Skip the pictures and quote all of the lines exactly.

Data lines:
>>>>

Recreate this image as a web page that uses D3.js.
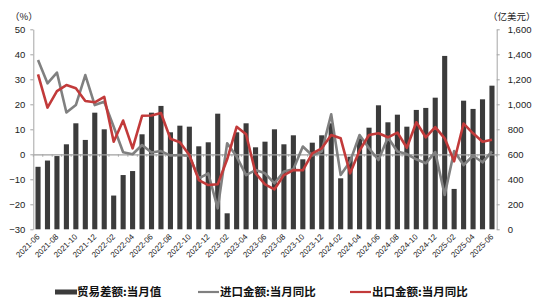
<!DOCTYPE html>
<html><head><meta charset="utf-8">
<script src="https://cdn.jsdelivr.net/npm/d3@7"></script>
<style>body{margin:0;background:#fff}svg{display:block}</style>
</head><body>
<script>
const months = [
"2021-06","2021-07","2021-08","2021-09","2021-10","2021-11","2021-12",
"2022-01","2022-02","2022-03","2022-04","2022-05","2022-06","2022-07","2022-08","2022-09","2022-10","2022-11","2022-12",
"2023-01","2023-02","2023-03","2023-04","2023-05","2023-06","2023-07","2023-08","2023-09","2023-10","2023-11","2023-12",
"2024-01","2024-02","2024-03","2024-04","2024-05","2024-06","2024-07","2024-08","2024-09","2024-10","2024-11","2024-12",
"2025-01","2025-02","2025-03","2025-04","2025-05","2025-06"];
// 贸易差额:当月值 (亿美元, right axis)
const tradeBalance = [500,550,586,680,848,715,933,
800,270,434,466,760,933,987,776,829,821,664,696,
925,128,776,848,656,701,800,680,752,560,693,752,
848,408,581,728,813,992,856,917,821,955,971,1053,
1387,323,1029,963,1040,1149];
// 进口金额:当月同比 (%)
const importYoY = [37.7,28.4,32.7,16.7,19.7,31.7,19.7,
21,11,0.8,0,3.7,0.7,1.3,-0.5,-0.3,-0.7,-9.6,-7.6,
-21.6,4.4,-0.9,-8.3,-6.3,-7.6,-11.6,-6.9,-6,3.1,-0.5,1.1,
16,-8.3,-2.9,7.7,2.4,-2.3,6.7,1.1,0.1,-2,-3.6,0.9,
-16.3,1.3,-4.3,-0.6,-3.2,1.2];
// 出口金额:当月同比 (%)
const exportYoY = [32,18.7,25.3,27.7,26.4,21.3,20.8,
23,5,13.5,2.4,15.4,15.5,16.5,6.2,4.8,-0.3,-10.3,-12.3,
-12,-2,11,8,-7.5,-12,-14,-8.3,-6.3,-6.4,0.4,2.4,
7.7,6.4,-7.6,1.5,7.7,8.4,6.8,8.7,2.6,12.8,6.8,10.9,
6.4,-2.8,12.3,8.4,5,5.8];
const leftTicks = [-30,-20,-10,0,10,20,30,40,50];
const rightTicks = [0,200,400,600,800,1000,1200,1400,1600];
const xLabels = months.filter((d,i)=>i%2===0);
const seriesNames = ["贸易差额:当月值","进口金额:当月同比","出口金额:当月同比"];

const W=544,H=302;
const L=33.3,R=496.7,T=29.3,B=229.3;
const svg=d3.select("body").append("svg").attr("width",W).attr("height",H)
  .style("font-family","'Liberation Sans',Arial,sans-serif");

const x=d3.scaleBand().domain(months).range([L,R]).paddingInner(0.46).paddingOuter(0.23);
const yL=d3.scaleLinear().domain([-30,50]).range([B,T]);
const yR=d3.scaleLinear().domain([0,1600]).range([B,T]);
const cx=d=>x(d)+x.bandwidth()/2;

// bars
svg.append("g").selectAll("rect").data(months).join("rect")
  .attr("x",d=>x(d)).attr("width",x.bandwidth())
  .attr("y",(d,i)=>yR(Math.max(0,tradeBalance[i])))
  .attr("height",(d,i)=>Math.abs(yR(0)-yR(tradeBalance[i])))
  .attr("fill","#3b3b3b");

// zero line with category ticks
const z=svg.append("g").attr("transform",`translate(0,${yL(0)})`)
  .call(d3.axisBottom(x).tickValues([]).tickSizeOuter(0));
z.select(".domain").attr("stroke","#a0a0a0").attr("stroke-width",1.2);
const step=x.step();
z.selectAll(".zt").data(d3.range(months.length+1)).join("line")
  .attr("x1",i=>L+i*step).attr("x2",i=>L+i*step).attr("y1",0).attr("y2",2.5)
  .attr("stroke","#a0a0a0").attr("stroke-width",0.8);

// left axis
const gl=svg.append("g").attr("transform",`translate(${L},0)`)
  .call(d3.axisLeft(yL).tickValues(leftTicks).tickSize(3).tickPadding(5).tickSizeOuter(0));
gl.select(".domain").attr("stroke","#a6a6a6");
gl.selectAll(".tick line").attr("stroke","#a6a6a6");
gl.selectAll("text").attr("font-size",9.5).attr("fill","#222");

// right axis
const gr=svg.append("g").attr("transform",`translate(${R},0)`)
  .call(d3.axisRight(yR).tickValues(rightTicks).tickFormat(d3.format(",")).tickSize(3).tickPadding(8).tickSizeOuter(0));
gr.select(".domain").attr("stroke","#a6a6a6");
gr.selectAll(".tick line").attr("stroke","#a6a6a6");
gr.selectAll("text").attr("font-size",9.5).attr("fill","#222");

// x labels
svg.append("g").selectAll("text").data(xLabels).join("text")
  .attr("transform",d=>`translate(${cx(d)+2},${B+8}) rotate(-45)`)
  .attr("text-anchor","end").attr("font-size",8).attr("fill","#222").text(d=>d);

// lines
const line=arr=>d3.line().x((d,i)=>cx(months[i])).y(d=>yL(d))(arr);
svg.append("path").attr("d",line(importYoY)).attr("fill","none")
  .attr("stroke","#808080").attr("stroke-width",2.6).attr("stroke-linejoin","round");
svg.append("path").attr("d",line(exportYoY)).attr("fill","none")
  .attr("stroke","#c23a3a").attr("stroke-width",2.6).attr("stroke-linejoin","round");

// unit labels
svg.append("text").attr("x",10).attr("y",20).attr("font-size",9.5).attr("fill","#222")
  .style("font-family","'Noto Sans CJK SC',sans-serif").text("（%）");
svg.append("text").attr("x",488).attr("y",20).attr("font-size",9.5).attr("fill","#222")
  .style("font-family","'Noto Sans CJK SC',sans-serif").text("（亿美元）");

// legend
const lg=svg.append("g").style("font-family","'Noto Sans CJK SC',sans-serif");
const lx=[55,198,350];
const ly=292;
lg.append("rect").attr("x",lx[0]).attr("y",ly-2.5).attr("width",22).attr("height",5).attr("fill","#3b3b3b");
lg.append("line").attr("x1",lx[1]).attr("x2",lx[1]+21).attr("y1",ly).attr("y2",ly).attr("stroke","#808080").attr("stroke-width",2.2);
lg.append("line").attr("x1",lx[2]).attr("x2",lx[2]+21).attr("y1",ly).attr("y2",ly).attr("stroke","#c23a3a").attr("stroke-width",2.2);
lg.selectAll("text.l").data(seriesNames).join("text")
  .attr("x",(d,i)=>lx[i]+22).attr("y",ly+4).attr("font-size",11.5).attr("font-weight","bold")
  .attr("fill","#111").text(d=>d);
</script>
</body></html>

<<<<

Reply to the task:
Recreate this image as a web page that uses D3.js.
<!DOCTYPE html>
<html><head><meta charset="utf-8">
<script src="https://cdn.jsdelivr.net/npm/d3@7"></script>
<style>body{margin:0;background:#fff}svg{display:block}</style>
</head><body>
<script>
const months = [
"2021-06","2021-07","2021-08","2021-09","2021-10","2021-11","2021-12",
"2022-01","2022-02","2022-03","2022-04","2022-05","2022-06","2022-07","2022-08","2022-09","2022-10","2022-11","2022-12",
"2023-01","2023-02","2023-03","2023-04","2023-05","2023-06","2023-07","2023-08","2023-09","2023-10","2023-11","2023-12",
"2024-01","2024-02","2024-03","2024-04","2024-05","2024-06","2024-07","2024-08","2024-09","2024-10","2024-11","2024-12",
"2025-01","2025-02","2025-03","2025-04","2025-05","2025-06"];
// 贸易差额:当月值 (亿美元, right axis)
const tradeBalance = [500,550,586,680,848,715,933,
800,270,434,466,760,933,987,776,829,821,664,696,
925,128,776,848,656,701,800,680,752,560,693,752,
848,408,581,728,813,992,856,917,821,955,971,1053,
1387,323,1029,963,1040,1149];
// 进口金额:当月同比 (%)
const importYoY = [37.7,28.4,32.7,16.7,19.7,31.7,19.7,
21,11,0.8,0,3.7,0.7,1.3,-0.5,-0.3,-0.7,-9.6,-7.6,
-21.6,4.4,-0.9,-8.3,-6.3,-7.6,-11.6,-6.9,-6,3.1,-0.5,1.1,
16,-8.3,-2.9,7.7,2.4,-2.3,6.7,1.1,0.1,-2,-3.6,0.9,
-16.3,1.3,-4.3,-0.6,-3.2,1.2];
// 出口金额:当月同比 (%)
const exportYoY = [32,18.7,25.3,27.7,26.4,21.3,20.8,
23,5,13.5,2.4,15.4,15.5,16.5,6.2,4.8,-0.3,-10.3,-12.3,
-12,-2,11,8,-7.5,-12,-14,-8.3,-6.3,-6.4,0.4,2.4,
7.7,6.4,-7.6,1.5,7.7,8.4,6.8,8.7,2.6,12.8,6.8,10.9,
6.4,-2.8,12.3,8.4,5,5.8];
const leftTicks = [-30,-20,-10,0,10,20,30,40,50];
const rightTicks = [0,200,400,600,800,1000,1200,1400,1600];
const xLabels = months.filter((d,i)=>i%2===0);
const seriesNames = ["贸易差额:当月值","进口金额:当月同比","出口金额:当月同比"];

const W=544,H=302;
const L=33.3,R=496.7,T=29.3,B=229.3;
const svg=d3.select("body").append("svg").attr("width",W).attr("height",H)
  .style("font-family","'Liberation Sans',Arial,sans-serif");

const x=d3.scaleBand().domain(months).range([L,R]).paddingInner(0.46).paddingOuter(0.23);
const yL=d3.scaleLinear().domain([-30,50]).range([B,T]);
const yR=d3.scaleLinear().domain([0,1600]).range([B,T]);
const cx=d=>x(d)+x.bandwidth()/2;

// bars
svg.append("g").selectAll("rect").data(months).join("rect")
  .attr("x",d=>x(d)).attr("width",x.bandwidth())
  .attr("y",(d,i)=>yR(Math.max(0,tradeBalance[i])))
  .attr("height",(d,i)=>Math.abs(yR(0)-yR(tradeBalance[i])))
  .attr("fill","#3b3b3b");

// zero line with category ticks
const z=svg.append("g").attr("transform",`translate(0,${yL(0)})`)
  .call(d3.axisBottom(x).tickValues([]).tickSizeOuter(0));
z.select(".domain").attr("stroke","#a0a0a0").attr("stroke-width",1.2);
const step=x.step();
z.selectAll(".zt").data(d3.range(months.length+1)).join("line")
  .attr("x1",i=>L+i*step).attr("x2",i=>L+i*step).attr("y1",0).attr("y2",2.5)
  .attr("stroke","#a0a0a0").attr("stroke-width",0.8);

// left axis
const gl=svg.append("g").attr("transform",`translate(${L},0)`)
  .call(d3.axisLeft(yL).tickValues(leftTicks).tickSize(3).tickPadding(5).tickSizeOuter(0));
gl.select(".domain").attr("stroke","#a6a6a6");
gl.selectAll(".tick line").attr("stroke","#a6a6a6");
gl.selectAll("text").attr("font-size",9.5).attr("fill","#222");

// right axis
const gr=svg.append("g").attr("transform",`translate(${R},0)`)
  .call(d3.axisRight(yR).tickValues(rightTicks).tickFormat(d3.format(",")).tickSize(3).tickPadding(8).tickSizeOuter(0));
gr.select(".domain").attr("stroke","#a6a6a6");
gr.selectAll(".tick line").attr("stroke","#a6a6a6");
gr.selectAll("text").attr("font-size",9.5).attr("fill","#222");

// x labels
svg.append("g").selectAll("text").data(xLabels).join("text")
  .attr("transform",d=>`translate(${cx(d)+2},${B+8}) rotate(-45)`)
  .attr("text-anchor","end").attr("font-size",8).attr("fill","#222").text(d=>d);

// lines
const line=arr=>d3.line().x((d,i)=>cx(months[i])).y(d=>yL(d))(arr);
svg.append("path").attr("d",line(importYoY)).attr("fill","none")
  .attr("stroke","#808080").attr("stroke-width",2.6).attr("stroke-linejoin","round");
svg.append("path").attr("d",line(exportYoY)).attr("fill","none")
  .attr("stroke","#c23a3a").attr("stroke-width",2.6).attr("stroke-linejoin","round");

// unit labels
svg.append("text").attr("x",10).attr("y",20).attr("font-size",9.5).attr("fill","#222")
  .style("font-family","'Noto Sans CJK SC',sans-serif").text("（%）");
svg.append("text").attr("x",488).attr("y",20).attr("font-size",9.5).attr("fill","#222")
  .style("font-family","'Noto Sans CJK SC',sans-serif").text("（亿美元）");

// legend
const lg=svg.append("g").style("font-family","'Noto Sans CJK SC',sans-serif");
const lx=[55,198,350];
const ly=292;
lg.append("rect").attr("x",lx[0]).attr("y",ly-2.5).attr("width",22).attr("height",5).attr("fill","#3b3b3b");
lg.append("line").attr("x1",lx[1]).attr("x2",lx[1]+21).attr("y1",ly).attr("y2",ly).attr("stroke","#808080").attr("stroke-width",2.2);
lg.append("line").attr("x1",lx[2]).attr("x2",lx[2]+21).attr("y1",ly).attr("y2",ly).attr("stroke","#c23a3a").attr("stroke-width",2.2);
lg.selectAll("text.l").data(seriesNames).join("text")
  .attr("x",(d,i)=>lx[i]+22).attr("y",ly+4).attr("font-size",11.5).attr("font-weight","bold")
  .attr("fill","#111").text(d=>d);
</script>
</body></html>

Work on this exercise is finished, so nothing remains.